Dataset entries
□ □ □ □ □ □ □
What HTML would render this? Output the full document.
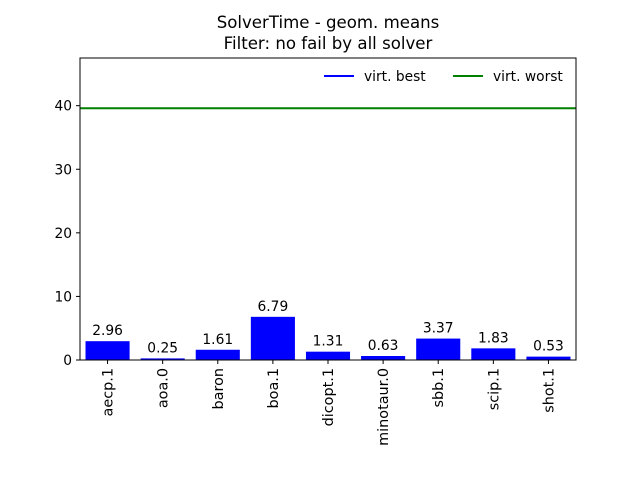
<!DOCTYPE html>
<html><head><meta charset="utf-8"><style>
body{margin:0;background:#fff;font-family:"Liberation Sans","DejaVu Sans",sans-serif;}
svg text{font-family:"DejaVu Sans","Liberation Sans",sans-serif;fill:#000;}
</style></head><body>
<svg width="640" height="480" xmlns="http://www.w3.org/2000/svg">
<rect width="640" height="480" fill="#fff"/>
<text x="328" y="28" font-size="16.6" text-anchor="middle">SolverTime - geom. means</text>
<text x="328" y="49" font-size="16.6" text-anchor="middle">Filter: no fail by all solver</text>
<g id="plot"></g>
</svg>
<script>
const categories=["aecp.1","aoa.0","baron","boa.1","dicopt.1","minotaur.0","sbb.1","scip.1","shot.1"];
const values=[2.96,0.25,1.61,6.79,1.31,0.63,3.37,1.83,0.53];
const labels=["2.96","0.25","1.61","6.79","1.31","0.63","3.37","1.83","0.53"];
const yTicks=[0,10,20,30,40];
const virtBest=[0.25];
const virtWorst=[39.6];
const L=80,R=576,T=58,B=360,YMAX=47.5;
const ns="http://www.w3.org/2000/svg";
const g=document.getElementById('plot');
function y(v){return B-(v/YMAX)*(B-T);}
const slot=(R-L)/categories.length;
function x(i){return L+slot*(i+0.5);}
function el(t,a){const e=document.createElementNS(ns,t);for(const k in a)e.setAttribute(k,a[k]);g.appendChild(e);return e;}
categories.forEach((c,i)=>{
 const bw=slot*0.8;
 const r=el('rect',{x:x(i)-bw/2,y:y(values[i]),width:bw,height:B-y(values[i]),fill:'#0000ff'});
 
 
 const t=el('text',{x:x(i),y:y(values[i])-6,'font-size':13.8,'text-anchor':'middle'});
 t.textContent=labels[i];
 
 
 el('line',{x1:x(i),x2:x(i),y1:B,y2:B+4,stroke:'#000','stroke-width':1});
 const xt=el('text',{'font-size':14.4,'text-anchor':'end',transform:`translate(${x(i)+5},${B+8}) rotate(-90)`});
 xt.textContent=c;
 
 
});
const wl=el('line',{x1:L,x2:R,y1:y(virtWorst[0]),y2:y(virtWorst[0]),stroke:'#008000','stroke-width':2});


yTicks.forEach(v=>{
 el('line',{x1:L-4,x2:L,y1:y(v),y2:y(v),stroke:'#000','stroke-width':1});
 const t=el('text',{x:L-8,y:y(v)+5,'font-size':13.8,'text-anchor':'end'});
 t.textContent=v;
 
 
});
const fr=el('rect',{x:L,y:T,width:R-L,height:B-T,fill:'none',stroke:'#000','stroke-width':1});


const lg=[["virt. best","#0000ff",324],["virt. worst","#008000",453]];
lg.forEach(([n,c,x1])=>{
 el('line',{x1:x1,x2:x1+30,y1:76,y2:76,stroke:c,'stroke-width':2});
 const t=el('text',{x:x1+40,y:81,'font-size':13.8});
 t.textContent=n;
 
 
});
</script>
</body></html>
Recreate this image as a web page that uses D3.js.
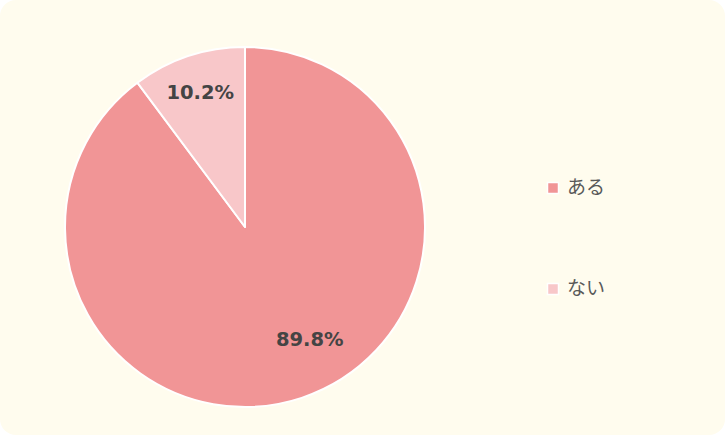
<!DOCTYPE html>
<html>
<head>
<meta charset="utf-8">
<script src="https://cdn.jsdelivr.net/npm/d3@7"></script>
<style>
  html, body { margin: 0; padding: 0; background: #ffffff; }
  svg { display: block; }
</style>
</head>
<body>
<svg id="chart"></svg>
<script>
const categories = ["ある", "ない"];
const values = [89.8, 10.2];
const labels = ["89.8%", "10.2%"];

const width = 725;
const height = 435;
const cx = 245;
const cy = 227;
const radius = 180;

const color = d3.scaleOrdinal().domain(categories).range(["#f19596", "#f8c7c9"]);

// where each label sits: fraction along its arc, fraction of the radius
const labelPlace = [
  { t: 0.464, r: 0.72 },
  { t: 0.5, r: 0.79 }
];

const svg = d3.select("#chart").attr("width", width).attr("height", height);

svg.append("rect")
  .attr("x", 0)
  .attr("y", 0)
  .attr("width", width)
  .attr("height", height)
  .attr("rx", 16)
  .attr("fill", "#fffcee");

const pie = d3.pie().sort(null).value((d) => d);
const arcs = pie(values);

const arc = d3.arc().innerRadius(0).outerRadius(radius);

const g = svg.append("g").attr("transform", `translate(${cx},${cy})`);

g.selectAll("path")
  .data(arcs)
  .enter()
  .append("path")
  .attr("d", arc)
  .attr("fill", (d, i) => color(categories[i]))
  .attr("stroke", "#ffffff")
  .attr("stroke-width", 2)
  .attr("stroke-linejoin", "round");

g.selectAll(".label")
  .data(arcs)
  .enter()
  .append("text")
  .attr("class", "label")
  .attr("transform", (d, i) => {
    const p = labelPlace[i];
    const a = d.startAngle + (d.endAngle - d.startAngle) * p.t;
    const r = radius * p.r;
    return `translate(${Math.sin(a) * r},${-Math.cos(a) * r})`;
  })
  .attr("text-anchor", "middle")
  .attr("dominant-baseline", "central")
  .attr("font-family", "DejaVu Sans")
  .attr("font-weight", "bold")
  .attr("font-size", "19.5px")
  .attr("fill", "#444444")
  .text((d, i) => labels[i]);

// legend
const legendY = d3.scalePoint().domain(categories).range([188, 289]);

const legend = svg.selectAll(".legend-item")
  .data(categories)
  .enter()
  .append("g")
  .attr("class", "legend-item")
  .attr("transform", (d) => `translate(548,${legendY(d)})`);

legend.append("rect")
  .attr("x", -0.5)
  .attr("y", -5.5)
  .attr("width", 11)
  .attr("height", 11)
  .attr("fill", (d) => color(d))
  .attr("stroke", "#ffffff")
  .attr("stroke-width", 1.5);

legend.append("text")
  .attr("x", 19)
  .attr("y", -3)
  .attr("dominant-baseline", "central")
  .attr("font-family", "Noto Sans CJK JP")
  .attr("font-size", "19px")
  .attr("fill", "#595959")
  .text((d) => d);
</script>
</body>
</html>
□ □ □ □ □ □ □
Job
In your copy, repeat each record exactly and include no pictures.

Answer
What HTML would render this? Output the full document.
<!DOCTYPE html>
<html><head><meta charset="utf-8"><style>
body{margin:0;background:#fff;font-family:"Liberation Sans","DejaVu Sans",sans-serif;}
svg text{font-family:"DejaVu Sans","Liberation Sans",sans-serif;fill:#000;}
</style></head><body>
<svg width="640" height="480" xmlns="http://www.w3.org/2000/svg">
<rect width="640" height="480" fill="#fff"/>
<text x="328" y="28" font-size="16.6" text-anchor="middle">SolverTime - geom. means</text>
<text x="328" y="49" font-size="16.6" text-anchor="middle">Filter: no fail by all solver</text>
<g id="plot"></g>
</svg>
<script>
const categories=["aecp.1","aoa.0","baron","boa.1","dicopt.1","minotaur.0","sbb.1","scip.1","shot.1"];
const values=[2.96,0.25,1.61,6.79,1.31,0.63,3.37,1.83,0.53];
const labels=["2.96","0.25","1.61","6.79","1.31","0.63","3.37","1.83","0.53"];
const yTicks=[0,10,20,30,40];
const virtBest=[0.25];
const virtWorst=[39.6];
const L=80,R=576,T=58,B=360,YMAX=47.5;
const ns="http://www.w3.org/2000/svg";
const g=document.getElementById('plot');
function y(v){return B-(v/YMAX)*(B-T);}
const slot=(R-L)/categories.length;
function x(i){return L+slot*(i+0.5);}
function el(t,a){const e=document.createElementNS(ns,t);for(const k in a)e.setAttribute(k,a[k]);g.appendChild(e);return e;}
categories.forEach((c,i)=>{
 const bw=slot*0.8;
 const r=el('rect',{x:x(i)-bw/2,y:y(values[i]),width:bw,height:B-y(values[i]),fill:'#0000ff'});
 
 
 const t=el('text',{x:x(i),y:y(values[i])-6,'font-size':13.8,'text-anchor':'middle'});
 t.textContent=labels[i];
 
 
 el('line',{x1:x(i),x2:x(i),y1:B,y2:B+4,stroke:'#000','stroke-width':1});
 const xt=el('text',{'font-size':14.4,'text-anchor':'end',transform:`translate(${x(i)+5},${B+8}) rotate(-90)`});
 xt.textContent=c;
 
 
});
const wl=el('line',{x1:L,x2:R,y1:y(virtWorst[0]),y2:y(virtWorst[0]),stroke:'#008000','stroke-width':2});


yTicks.forEach(v=>{
 el('line',{x1:L-4,x2:L,y1:y(v),y2:y(v),stroke:'#000','stroke-width':1});
 const t=el('text',{x:L-8,y:y(v)+5,'font-size':13.8,'text-anchor':'end'});
 t.textContent=v;
 
 
});
const fr=el('rect',{x:L,y:T,width:R-L,height:B-T,fill:'none',stroke:'#000','stroke-width':1});


const lg=[["virt. best","#0000ff",324],["virt. worst","#008000",453]];
lg.forEach(([n,c,x1])=>{
 el('line',{x1:x1,x2:x1+30,y1:76,y2:76,stroke:c,'stroke-width':2});
 const t=el('text',{x:x1+40,y:81,'font-size':13.8});
 t.textContent=n;
 
 
});
</script>
</body></html>
Recreate this image as a web page that uses D3.js.
<!DOCTYPE html>
<html>
<head>
<meta charset="utf-8">
<script src="https://cdn.jsdelivr.net/npm/d3@7"></script>
<style>
  html, body { margin: 0; padding: 0; background: #ffffff; }
  svg { display: block; }
</style>
</head>
<body>
<svg id="chart"></svg>
<script>
const categories = ["ある", "ない"];
const values = [89.8, 10.2];
const labels = ["89.8%", "10.2%"];

const width = 725;
const height = 435;
const cx = 245;
const cy = 227;
const radius = 180;

const color = d3.scaleOrdinal().domain(categories).range(["#f19596", "#f8c7c9"]);

// where each label sits: fraction along its arc, fraction of the radius
const labelPlace = [
  { t: 0.464, r: 0.72 },
  { t: 0.5, r: 0.79 }
];

const svg = d3.select("#chart").attr("width", width).attr("height", height);

svg.append("rect")
  .attr("x", 0)
  .attr("y", 0)
  .attr("width", width)
  .attr("height", height)
  .attr("rx", 16)
  .attr("fill", "#fffcee");

const pie = d3.pie().sort(null).value((d) => d);
const arcs = pie(values);

const arc = d3.arc().innerRadius(0).outerRadius(radius);

const g = svg.append("g").attr("transform", `translate(${cx},${cy})`);

g.selectAll("path")
  .data(arcs)
  .enter()
  .append("path")
  .attr("d", arc)
  .attr("fill", (d, i) => color(categories[i]))
  .attr("stroke", "#ffffff")
  .attr("stroke-width", 2)
  .attr("stroke-linejoin", "round");

g.selectAll(".label")
  .data(arcs)
  .enter()
  .append("text")
  .attr("class", "label")
  .attr("transform", (d, i) => {
    const p = labelPlace[i];
    const a = d.startAngle + (d.endAngle - d.startAngle) * p.t;
    const r = radius * p.r;
    return `translate(${Math.sin(a) * r},${-Math.cos(a) * r})`;
  })
  .attr("text-anchor", "middle")
  .attr("dominant-baseline", "central")
  .attr("font-family", "DejaVu Sans")
  .attr("font-weight", "bold")
  .attr("font-size", "19.5px")
  .attr("fill", "#444444")
  .text((d, i) => labels[i]);

// legend
const legendY = d3.scalePoint().domain(categories).range([188, 289]);

const legend = svg.selectAll(".legend-item")
  .data(categories)
  .enter()
  .append("g")
  .attr("class", "legend-item")
  .attr("transform", (d) => `translate(548,${legendY(d)})`);

legend.append("rect")
  .attr("x", -0.5)
  .attr("y", -5.5)
  .attr("width", 11)
  .attr("height", 11)
  .attr("fill", (d) => color(d))
  .attr("stroke", "#ffffff")
  .attr("stroke-width", 1.5);

legend.append("text")
  .attr("x", 19)
  .attr("y", -3)
  .attr("dominant-baseline", "central")
  .attr("font-family", "Noto Sans CJK JP")
  .attr("font-size", "19px")
  .attr("fill", "#595959")
  .text((d) => d);
</script>
</body>
</html>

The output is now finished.